__OBJECTIVE__: Each line of the listing must be transcribed exactly, except for the images, which should be excluded.

>>>

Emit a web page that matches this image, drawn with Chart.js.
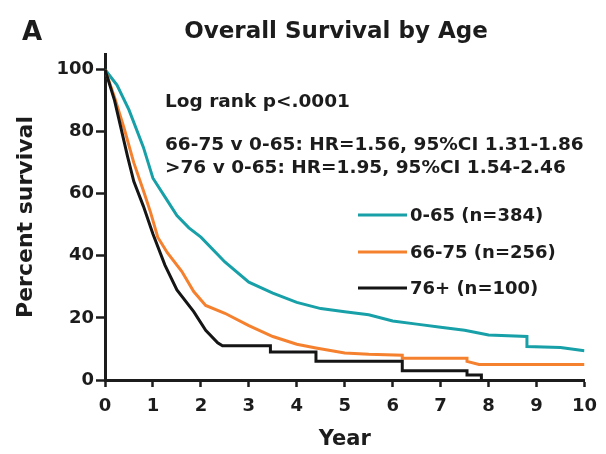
<!DOCTYPE html>
<html>
<head>
<meta charset="utf-8">
<script src="https://cdn.jsdelivr.net/npm/chart.js@4.4.1/dist/chart.umd.min.js"></script>
<style>
  html, body { margin: 0; padding: 0; background: #fff; }
  #wrap { width: 606px; height: 454px; position: relative; }
</style>
</head>
<body>
<div id="wrap"><canvas id="km"></canvas></div>
<script>
// Kaplan-Meier estimates, percent surviving by year since diagnosis
const yearsYoung = [0, 0.1, 0.25, 0.5, 0.8, 1.0, 1.25, 1.5, 1.75, 2.0, 2.5, 3.0, 3.5, 4.0, 4.5, 5.0, 5.5, 6.0, 6.5, 7.0, 7.5, 8.0, 8.8, 8.8, 9.5, 10];
const survYoung  = [100, 98, 95, 87, 75, 65, 59, 53, 49, 46, 38, 31.5, 28, 25, 23, 22, 21, 19, 18, 17, 16, 14.5, 14, 10.8, 10.5, 9.4];

const yearsMid = [0, 0.2, 0.4, 0.6, 0.8, 0.95, 1.1, 1.3, 1.6, 1.85, 2.1, 2.5, 3.0, 3.5, 4.0, 4.4, 5.0, 5.5, 6.2, 6.2, 7.55, 7.55, 7.8, 10];
const survMid  = [100, 91, 81, 70, 61, 54, 46, 41, 35, 28.5, 24, 21.5, 17.5, 14, 11.5, 10.3, 8.7, 8.3, 8, 7, 7, 6, 5, 5];

const yearsOld = [0, 0.2, 0.47, 0.6, 0.8, 1.0, 1.25, 1.5, 1.85, 2.1, 2.35, 2.45, 3.45, 3.45, 4.4, 4.4, 6.2, 6.2, 7.55, 7.55, 7.85, 7.85];
const survOld  = [100, 90, 72, 64, 56, 47, 37, 29, 22, 16, 12, 11, 11, 9, 9, 6, 6, 3, 3, 1.6, 1.6, 0];

const yTickValues = [0, 20, 40, 60, 80, 100];

const groupLabels = ['0-65 (n=384)', '66-75 (n=256)', '76+ (n=100)'];
const groupColors = ['#18a0a8', '#f5812f', '#151515'];

const statLines = [
  'Log rank p<.0001',
  '66-75 v 0-65: HR=1.56, 95%CI 1.31-1.86',
  '>76 v 0-65: HR=1.95, 95%CI 1.54-2.46',
];

const FONT = '"DejaVu Sans", Verdana, sans-serif';
const INK = '#1c1c1c';

const toPoints = (xs, ys) => xs.map((x, i) => ({ x, y: ys[i] }));

const series = [
  toPoints(yearsYoung, survYoung),
  toPoints(yearsMid, survMid),
  toPoints(yearsOld, survOld),
];

// black drawn last so it sits on top
const datasets = series.map((pts, i) => ({
  label: groupLabels[i],
  data: pts,
  borderColor: groupColors[i],
  backgroundColor: groupColors[i],
  borderWidth: 3,
  pointRadius: 0,
  showLine: true,
  tension: 0,
  order: 2 - i,
}));

// panel letter, title, test statistics and in-plot legend
const annotations = {
  id: 'annotations',
  afterDraw(chart) {
    const ctx = chart.ctx;
    ctx.save();
    ctx.fillStyle = INK;
    ctx.textBaseline = 'alphabetic';

    ctx.font = `bold 26px ${FONT}`;
    ctx.textAlign = 'left';
    ctx.fillText('A', 22, 40);

    ctx.font = `bold 23px ${FONT}`;
    ctx.textAlign = 'center';
    ctx.fillText('Overall Survival by Age', 336, 38);

    ctx.textAlign = 'left';
    ctx.font = `bold 18.5px ${FONT}`;
    ctx.fillText(statLines[0], 165, 107);
    ctx.fillText(statLines[1], 165, 150);
    ctx.fillText(statLines[2], 165, 173);

    const rows = [215, 252, 288];
    ctx.font = `bold 18px ${FONT}`;
    ctx.textBaseline = 'middle';
    chart.data.datasets.forEach((ds, i) => {
      const y = rows[i];
      ctx.strokeStyle = ds.borderColor;
      ctx.lineWidth = 3;
      ctx.beginPath();
      ctx.moveTo(358, y);
      ctx.lineTo(407, y);
      ctx.stroke();
      ctx.fillStyle = INK;
      ctx.fillText(ds.label, 410, y + 1);
    });
    ctx.restore();
  },
};

new Chart(document.getElementById('km'), {
  type: 'scatter',
  data: { datasets },
  plugins: [annotations],
  options: {
    responsive: true,
    maintainAspectRatio: false,
    animation: false,
    layout: { padding: { top: 54, right: 16, left: 0, bottom: 0 } },
    plugins: {
      legend: { display: false },
      tooltip: { enabled: false },
    },
    scales: {
      x: {
        type: 'linear',
        min: 0,
        max: 10,
        afterFit: (scale) => { scale.height = 74; },
        border: { display: true, color: INK, width: 3 },
        grid: { display: true, drawOnChartArea: false, drawTicks: true, tickLength: 7, tickWidth: 2.5, tickColor: INK },
        ticks: { stepSize: 1, color: INK, padding: 9, font: { family: FONT, size: 18, weight: 'bold' } },
        title: { display: true, text: 'Year', color: INK, padding: { top: 0, bottom: 2 }, font: { family: FONT, size: 21, weight: 'bold' } },
      },
      y: {
        type: 'linear',
        min: 0,
        max: 105,
        afterFit: (scale) => { scale.width = 105; },
        afterBuildTicks: (scale) => { scale.ticks = yTickValues.map(v => ({ value: v })); },
        border: { display: true, color: INK, width: 3 },
        grid: { display: true, drawOnChartArea: false, drawTicks: true, tickLength: 9, tickWidth: 2.5, tickColor: INK },
        ticks: { color: INK, padding: 2, font: { family: FONT, size: 18, weight: 'bold' } },
        title: { display: true, text: 'Percent survival', color: INK, padding: { top: 13, bottom: 0 }, font: { family: FONT, size: 22, weight: 'bold' } },
      },
    },
  },
});
</script>
</body>
</html>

<<<

__ANSWER TO THIS EXERCISE__:
Emit a web page that matches this image, drawn with Chart.js.
<!DOCTYPE html>
<html>
<head>
<meta charset="utf-8">
<script src="https://cdn.jsdelivr.net/npm/chart.js@4.4.1/dist/chart.umd.min.js"></script>
<style>
  html, body { margin: 0; padding: 0; background: #fff; }
  #wrap { width: 606px; height: 454px; position: relative; }
</style>
</head>
<body>
<div id="wrap"><canvas id="km"></canvas></div>
<script>
// Kaplan-Meier estimates, percent surviving by year since diagnosis
const yearsYoung = [0, 0.1, 0.25, 0.5, 0.8, 1.0, 1.25, 1.5, 1.75, 2.0, 2.5, 3.0, 3.5, 4.0, 4.5, 5.0, 5.5, 6.0, 6.5, 7.0, 7.5, 8.0, 8.8, 8.8, 9.5, 10];
const survYoung  = [100, 98, 95, 87, 75, 65, 59, 53, 49, 46, 38, 31.5, 28, 25, 23, 22, 21, 19, 18, 17, 16, 14.5, 14, 10.8, 10.5, 9.4];

const yearsMid = [0, 0.2, 0.4, 0.6, 0.8, 0.95, 1.1, 1.3, 1.6, 1.85, 2.1, 2.5, 3.0, 3.5, 4.0, 4.4, 5.0, 5.5, 6.2, 6.2, 7.55, 7.55, 7.8, 10];
const survMid  = [100, 91, 81, 70, 61, 54, 46, 41, 35, 28.5, 24, 21.5, 17.5, 14, 11.5, 10.3, 8.7, 8.3, 8, 7, 7, 6, 5, 5];

const yearsOld = [0, 0.2, 0.47, 0.6, 0.8, 1.0, 1.25, 1.5, 1.85, 2.1, 2.35, 2.45, 3.45, 3.45, 4.4, 4.4, 6.2, 6.2, 7.55, 7.55, 7.85, 7.85];
const survOld  = [100, 90, 72, 64, 56, 47, 37, 29, 22, 16, 12, 11, 11, 9, 9, 6, 6, 3, 3, 1.6, 1.6, 0];

const yTickValues = [0, 20, 40, 60, 80, 100];

const groupLabels = ['0-65 (n=384)', '66-75 (n=256)', '76+ (n=100)'];
const groupColors = ['#18a0a8', '#f5812f', '#151515'];

const statLines = [
  'Log rank p<.0001',
  '66-75 v 0-65: HR=1.56, 95%CI 1.31-1.86',
  '>76 v 0-65: HR=1.95, 95%CI 1.54-2.46',
];

const FONT = '"DejaVu Sans", Verdana, sans-serif';
const INK = '#1c1c1c';

const toPoints = (xs, ys) => xs.map((x, i) => ({ x, y: ys[i] }));

const series = [
  toPoints(yearsYoung, survYoung),
  toPoints(yearsMid, survMid),
  toPoints(yearsOld, survOld),
];

// black drawn last so it sits on top
const datasets = series.map((pts, i) => ({
  label: groupLabels[i],
  data: pts,
  borderColor: groupColors[i],
  backgroundColor: groupColors[i],
  borderWidth: 3,
  pointRadius: 0,
  showLine: true,
  tension: 0,
  order: 2 - i,
}));

// panel letter, title, test statistics and in-plot legend
const annotations = {
  id: 'annotations',
  afterDraw(chart) {
    const ctx = chart.ctx;
    ctx.save();
    ctx.fillStyle = INK;
    ctx.textBaseline = 'alphabetic';

    ctx.font = `bold 26px ${FONT}`;
    ctx.textAlign = 'left';
    ctx.fillText('A', 22, 40);

    ctx.font = `bold 23px ${FONT}`;
    ctx.textAlign = 'center';
    ctx.fillText('Overall Survival by Age', 336, 38);

    ctx.textAlign = 'left';
    ctx.font = `bold 18.5px ${FONT}`;
    ctx.fillText(statLines[0], 165, 107);
    ctx.fillText(statLines[1], 165, 150);
    ctx.fillText(statLines[2], 165, 173);

    const rows = [215, 252, 288];
    ctx.font = `bold 18px ${FONT}`;
    ctx.textBaseline = 'middle';
    chart.data.datasets.forEach((ds, i) => {
      const y = rows[i];
      ctx.strokeStyle = ds.borderColor;
      ctx.lineWidth = 3;
      ctx.beginPath();
      ctx.moveTo(358, y);
      ctx.lineTo(407, y);
      ctx.stroke();
      ctx.fillStyle = INK;
      ctx.fillText(ds.label, 410, y + 1);
    });
    ctx.restore();
  },
};

new Chart(document.getElementById('km'), {
  type: 'scatter',
  data: { datasets },
  plugins: [annotations],
  options: {
    responsive: true,
    maintainAspectRatio: false,
    animation: false,
    layout: { padding: { top: 54, right: 16, left: 0, bottom: 0 } },
    plugins: {
      legend: { display: false },
      tooltip: { enabled: false },
    },
    scales: {
      x: {
        type: 'linear',
        min: 0,
        max: 10,
        afterFit: (scale) => { scale.height = 74; },
        border: { display: true, color: INK, width: 3 },
        grid: { display: true, drawOnChartArea: false, drawTicks: true, tickLength: 7, tickWidth: 2.5, tickColor: INK },
        ticks: { stepSize: 1, color: INK, padding: 9, font: { family: FONT, size: 18, weight: 'bold' } },
        title: { display: true, text: 'Year', color: INK, padding: { top: 0, bottom: 2 }, font: { family: FONT, size: 21, weight: 'bold' } },
      },
      y: {
        type: 'linear',
        min: 0,
        max: 105,
        afterFit: (scale) => { scale.width = 105; },
        afterBuildTicks: (scale) => { scale.ticks = yTickValues.map(v => ({ value: v })); },
        border: { display: true, color: INK, width: 3 },
        grid: { display: true, drawOnChartArea: false, drawTicks: true, tickLength: 9, tickWidth: 2.5, tickColor: INK },
        ticks: { color: INK, padding: 2, font: { family: FONT, size: 18, weight: 'bold' } },
        title: { display: true, text: 'Percent survival', color: INK, padding: { top: 13, bottom: 0 }, font: { family: FONT, size: 22, weight: 'bold' } },
      },
    },
  },
});
</script>
</body>
</html>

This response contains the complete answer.